Harus disadari bahwa pendidikan merupakan kebutuhan sepanjang hayat, setiap manusia membutuhkan pendidikan, sampai kapan dan dimanapun ia berada. Pendidikan sangat penting artinya, sebab tanpa pendidikan manusia akan sulit berkembang dan bahkan akan terbelakang. Pendidikan adalah usaha sadar dan bertujuan untuk mengembangkan kualitas. Undang-undang Nomor 20 Tahun 2003 tentang Sistem Pendidikan Nasional, mengamanatkan bahwa pendidikan nasional berfungsi mengembangkan kemampuan dan membentuk watak serta peradaban bangsa yang bermartabat dalam rangka mencerdaskan kehidupan bangsa. Pendidikan dilaksanakan untuk mengembangkan potensi peserta didik agar menjadi manusia yang beriman dan bertaqwa kepada Tuhan Yang Maha Esa, berakhlak mulia, sehat, berilmu, cakap, kreatif, mandiri dan menjadi warga negara yang demokrasi serta bertanggung jawab. Sehingga, alangkah lebih indah dan cerdasnya jika kurikulum tanpa nama 2013 dipikirkan secara jitu demi peningkatan kualitas SDM bangsa Republik Indonesia sebelum diimplementasikan.

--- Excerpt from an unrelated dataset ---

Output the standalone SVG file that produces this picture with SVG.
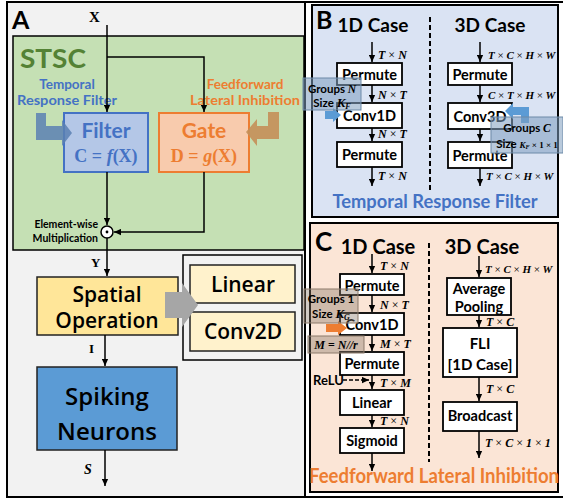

Kurikulum 2013 yang akan diberlakukan pada tahun ajaran baru 2013/2014 menebar kegelisahan bagi guru/ pendidik yang kritis. Beda halnya dengan guru/ pendidik yang manggut-manggut tidak peduli dengan kebijakan bersikap masa bodoh, yang penting kesekolah siswa bisa atau tidak yang penting gaji jalan dengan dalih tugas kita hanya mengajar bukan menentukan kebijakan. Akhirnya guru/ pendidik dikungkung Kurikulum : Dilema kurikulum 2013
Pak Mentri Pendidikan M Nuh ( dalam acara Mata Najwa: Metro TV ), menganggap bahwa permasalahan pendidikan adalah karena kurikulum sebelumnya masih banyak kekurangan sehingga perlu penyempurnaan. Sehingga untuk meningkatkan kualitas pendidikan dengan menerapkan Kurikulum 2013 hasil rancangan Kemendikbud yang sudah dilakukan uji publik. Padahal menurut Ibu Welyn : materi uji publik yang dilakukan kementrian berubah-ubah dan hanya dalam bentuk power point saja tidak dipublikasikan draf secara menyeluruh.
Pak Yohanes Surya ini lebih terpukul lagi dengan diberlakukannya Kurikulum 2013 ini dikarenakan mata pelajaran keahliannya di hapuskan dan di integrasikan pada mata pelajaran Bahasa Indonesia. Walaupun sudah dilakukan pengintegrasian materi IPA dengan Bahasa Indonesia tetap saja telah menghilangkan 70% materi IPA sesungguhnya.
Ketika Kurikulum 2013 ini dikatakan oleh Kemendikbud sudah direncanakan pada tahun 2010 yang lalu jadi bukan Kurikulum yang kejar tayang, Ibu Welyn hanya ingin tahu dimana draf perbaikan kurikulum tersebut, walaupun sudah berkunjung di Puskur website resmi mereka tetap tidak ada pencerahan.
Ibu Retno Listyarti dari FSGI berpendapat bahwa Pemerintah terlalu cepat untuk menerapkan kurikulum 2013 yang belum teruji kelayakannya. Dengan dalih akan ada Master Teacher yang akan menularkan kurikulum ini kepada seluruh guru/ pendidik di Indonesia Kemendikbud tetap akan memberlakukan Kurikulum 2013 tahun ajaran baru 2013/2014. Retno Listyarti ( dalam acara Mata Najwa: Metro TV ) menyatakan Pemerintah tidak menganggarkan dana untuk pelatihan guru/ pendidik hal ini berdasarkan informasi yang diperoleh dari DPR. Hanya menyiapkan buku-buku pelajaran yang siap pakai tanpa ada pelatihan materi terlebih dahulu. Ada guru/ pendidik SD sampai dia pensiun tidak pernah mengikuti pelatihan katanya. Sebaik apapun kurikulum itu apabila guru/ pendidik tidak mendapatkan pelatihan maka kualitas pendidikan tidak akan membaik. Guru/ pendidik di China mendapatkan pelatihan minimal 100 jam per tahun untuk mengembangkan pengetahuannya bandingkan dengan Indonesia.